NSF had some catching up to do.

“When we sat down at the negotiating table, I told the union that management’s biggest fear was being grieved on telework, so [management] didn’t want to experiment with it. Eventually the union agreed -- and it was a big concession for them -- to give us two years where people wouldn’t be allowed to grieve issues over the telework program. That let management agree to go for it.”

Both sides were in favor of a flexible program, which has been key to its success, Whitney says. “We opened the program up to everybody. We didn’t put restrictions, such as not allowing managers or supervisors to telework. We said anybody whose job is appropriate, and whose supervisor says it’s ok, can telework.”

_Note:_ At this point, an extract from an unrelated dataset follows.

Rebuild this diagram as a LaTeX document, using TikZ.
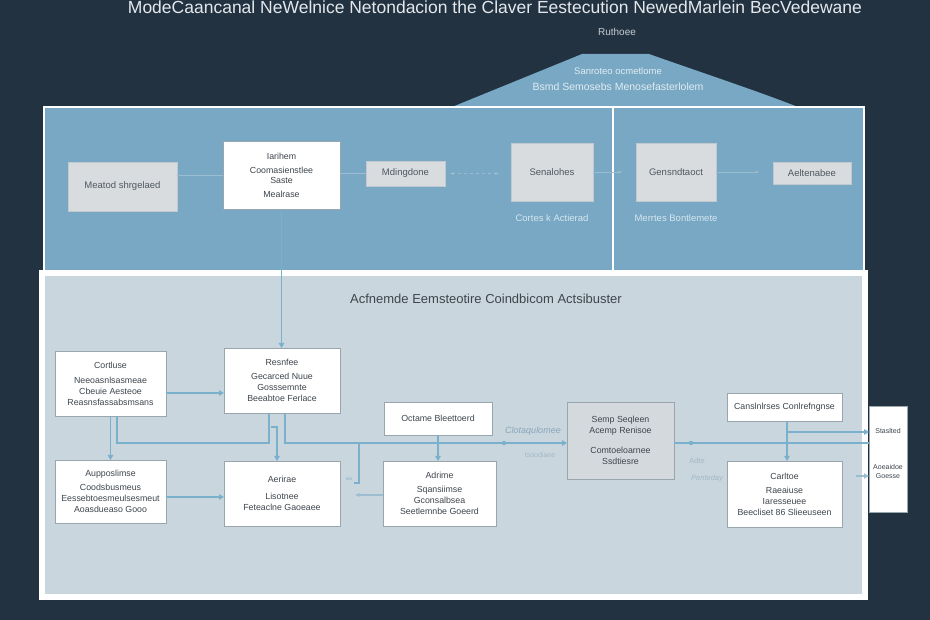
\documentclass[tikz,border=0pt]{standalone}
\usepackage{fontspec}
\setmainfont{Liberation Sans}
\usetikzlibrary{arrows.meta,calc}
\definecolor{navy}{HTML}{223241}
\definecolor{upblue}{HTML}{78A8C3}
\definecolor{lowfill}{HTML}{CAD6DE}
\definecolor{ugray}{HTML}{D8DCDF}
\definecolor{ugrayd}{HTML}{C2C9CE}
\definecolor{boxd}{HTML}{9AA6AE}
\definecolor{gbox}{HTML}{D3D9DD}
\definecolor{txtg}{HTML}{505860}
\definecolor{txtd}{HTML}{3E454C}
\definecolor{connc}{HTML}{7AB0CC}
\definecolor{faintc}{HTML}{9CBDD0}
\definecolor{titlec}{HTML}{E4E8EC}
\definecolor{rooft}{HTML}{E2ECF2}
\definecolor{lblc}{HTML}{8AA6B9}
\definecolor{lblc2}{HTML}{A2B8C6}
\definecolor{uplbl}{HTML}{D6E6F0}
\tikzset{
  ubox/.style={fill=ugray, draw=ugrayd, line width=0.5pt, inner sep=2pt, outer sep=0pt,
    text=txtg, font=\fontsize{9.5}{11}\selectfont, align=center},
  wbox/.style={fill=white, draw=boxd, line width=0.6pt, inner sep=2pt, outer sep=0pt,
    text=txtd, font=\fontsize{8.8}{11}\selectfont, align=center},
  gboxs/.style={wbox, fill=gbox, draw=boxd},
  conn/.style={draw=connc, line width=1.6pt, -{Triangle[length=5pt,width=5.5pt]}},
  connl/.style={draw=connc, line width=1.6pt},
  faintl/.style={draw=faintc, line width=0.9pt},
  lbl/.style={inner sep=0pt, font=\fontsize{8}{10}\selectfont},
}
\begin{document}
\begin{tikzpicture}[x=1pt,y=-1pt]
\useasboundingbox (0,0) rectangle (930,620);
\fill[navy] (0,0) rectangle (930,620);
% title
\node[anchor=base, text=titlec, inner sep=0pt, font=\fontsize{17.5}{19}\selectfont] (title) at (495,13.5)
  {ModeCaancanal NeWelnice Netondacion the Claver Eestecution NewedMarlein BecVedewane};
\node[lbl, text=titlec!85!navy, font=\fontsize{10}{11}\selectfont] (ruth) at (617,32) {Ruthoee};
% roof
\fill[upblue] (452,107) -- (582,54) -- (649,54) .. controls (700,72) and (760,92) .. (798,107) -- cycle;
\node[lbl, text=rooft, font=\fontsize{9.5}{10}\selectfont] (r1) at (618,71) {Sanroteo ocmetlome};
\node[lbl, text=rooft, font=\fontsize{10.5}{11}\selectfont] (r2) at (618,87) {Bsmd Semosebs Menosefasterlolem};
% upper panel
\draw[white, line width=2pt, fill=upblue] (44,107) rectangle (864,271);
\draw[white, line width=2pt] (612.5,107) -- (612.5,271);
% lower panel
\fill[white] (39,270) rectangle (868,600);
\fill[lowfill] (45,276) rectangle (862,594);
\node[lbl, text=txtd, font=\fontsize{13}{15}\selectfont] (ltitle) at (486,299)
  {Acfnemde Eemsteotire Coindbicom Actsibuster};

% upper boxes
\node[ubox, minimum width=109pt, minimum height=49pt] (u1) at (122.5,186.5) {Meatod shrgelaed};
\node[wbox, minimum width=117pt, minimum height=68pt, font=\fontsize{8.8}{10}\selectfont] (u2) at (281.5,175)
  {Iarihem\\[4pt]Coomasienstlee\\Saste\\[4pt]Mealrase};
\node[ubox, minimum width=79pt, minimum height=25pt] (u3) at (405.5,173.5) {Mdingdone};
\node[ubox, minimum width=82pt, minimum height=58pt] (u4) at (552,172) {Senalohes};
\node[ubox, minimum width=80pt, minimum height=58pt] (u5) at (676,172) {Gensndtaoct};
\node[ubox, minimum width=78pt, minimum height=22pt] (u6) at (812,173) {Aeltenabee};
\node[lbl, text=uplbl, font=\fontsize{9.5}{11}\selectfont] (l4) at (552,218) {Cortes k Actierad};
\node[lbl, text=uplbl, font=\fontsize{9.5}{11}\selectfont] (l5) at (676,218) {Merrtes Bontlemete};

% upper faint connectors
\draw[faintl] (u1.east |- u2.west) -- (u2.west);
\draw[faintl] (u2.east |- u3.west) -- (u3.west);
\draw[faintl, dashed, {Stealth[length=4pt]}-{Stealth[length=4pt]}] ([xshift=5pt]u3.east) -- ([xshift=-12pt]u4.west |- u3.east);
\draw[faintl, -{Stealth[length=4pt]}] (u4.east) -- ([xshift=-14pt]u5.west |- u4.east);
\draw[faintl, -{Stealth[length=4pt]}] (u5.east) -- ([xshift=-14pt]u6.west |- u5.east);

% lower boxes
\node[wbox, minimum width=111pt, minimum height=65pt] (A) at (110.5,383.5)
  {Cortluse\\[4pt]Neeoasnlsasmeae\\Cbeuie Aesteoe\\Reasnsfassabsmsans};
\node[wbox, minimum width=116pt, minimum height=65pt] (B) at (282,380.5)
  {Resnfee\\[3pt]Gecarced Nuue\\Gosssemnte\\Beeabtoe Ferlace};
\node[wbox, minimum width=111pt, minimum height=63pt] (C) at (110.5,491.5)
  {Aupposlimse\\[3pt]Coodsbusmeus\\Eessebtoesmeulsesmeut\\Aoasdueaso Gooo};
\node[wbox, minimum width=116pt, minimum height=65pt] (D) at (282,493.5)
  {Aerirae\\[6pt]Lisotnee\\Feteaclne Gaoeaee};
\node[wbox, minimum width=108pt, minimum height=33pt] (E) at (438,418.5) {Octame Bleettoerd};
\node[wbox, minimum width=113pt, minimum height=65pt] (F) at (439.5,493.5)
  {Adrime\\[3pt]Sqansiimse\\Gconsalbsea\\Seetlemnbe Goeerd};
\node[gboxs, minimum width=107pt, minimum height=77pt] (G) at (620.5,440.5)
  {Semp Seqleen\\Acemp Renisoe\\[9pt]Comtoeloarnee\\Ssdtiesre};
\node[wbox, minimum width=115pt, minimum height=28pt] (H) at (784.5,407) {Canslnlrses Conlrefngnse};
\node[wbox, minimum width=115pt, minimum height=66pt] (I) at (784.5,494)
  {Carltoe\\[3pt]Raeaiuse\\Iaresseuee\\Beecliset 86 Slieeuseen};
\node[wbox, minimum width=38pt, minimum height=106pt] (J) at (888,459) {};
\node[lbl, text=txtd, font=\fontsize{7}{9}\selectfont] (j1) at (888,431) {Staslted};
\node[lbl, text=txtd, font=\fontsize{7}{9}\selectfont, align=center] (j2) at (888,471) {Aoeaidoe\\Goesse};

% lower connectors
\draw[conn] (u2.south) -- (u2.south |- B.north);
\draw[conn] ([yshift=-9.5pt]A.east) -- ([yshift=-9.5pt]A.east -| B.west);
\draw[conn] ([yshift=-5.5pt]C.east) -- ([yshift=-5.5pt]C.east -| D.west);
\draw[conn] (A.south) -- (C.north);
\coordinate (k1) at (269,443);
\draw[connl] ([xshift=6.5pt]A.south) |- (k1) -- (k1 |- B.south);
\coordinate (k2) at (271,427);
\draw[conn] (k2) -| ([xshift=-5pt]D.north);
\draw[conn] ([xshift=3pt]B.south) |- ([yshift=-2.5pt]G.west);
\draw[connl] ([yshift=-2.5pt]G.east) -- ([yshift=-2.5pt]G.east -| J.west);
\coordinate (k3) at (359,443);
\coordinate (k4) at (354,483);
\draw[connl] (k3) |- (k4);
\coordinate (k5) at (355,495);
\draw[faintl, line width=1.2pt, -{Stealth[length=5pt]}] (F.west |- k5) -- (k5);
\draw[conn] (E.south) -- (E.south |- F.north);
\draw[conn] ([xshift=2.5pt]H.south) -- ([xshift=2.5pt]H.south |- I.north);
\coordinate (k6) at (787,432);
\draw[conn] (k6) -- (k6 -| J.west);
\coordinate (k7) at (856,476);
\draw[faintl, line width=1.2pt, -{Triangle[length=5pt,width=5pt]}] (k7) -- (k7 -| J.west);
\fill[connc] (504,443) circle (2.2);
\fill[connc] (691,443) circle (2.2);

% lower labels
\node[lbl, text=connc, font=\fontsize{5}{6}\selectfont] (ea) at (349,479) {ea};
\node[lbl, text=lblc, font=\itshape\fontsize{9}{10}\selectfont] (q1) at (533,431) {Clotaqulomee};
\node[lbl, text=lblc2, font=\fontsize{7}{8}\selectfont] (q2) at (540,455) {tsoodiaee};
\node[lbl, text=lblc2, font=\fontsize{7.5}{8}\selectfont] (q3) at (697,461) {Adte};
\node[lbl, text=lblc2, font=\itshape\fontsize{7.5}{8}\selectfont] (q4) at (707,479) {Penteday};
\end{tikzpicture}
\end{document}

Despite pressure to grow the program quickly, NSF has let it grow at its own pace. “We didn’t force telework down anyone’s throat,” Whitney says. “We left it open to be tried, and hoped more and more people would join the bandwagon, which is exactly what has happened.”

Managers talked to their peers in other divisions, learned telework wasn’t causing productivity to fall off, and saw that employees were happy with the program. “It spread by word of mouth through managers,” she says. “We let individual successes be the selling point of the program.”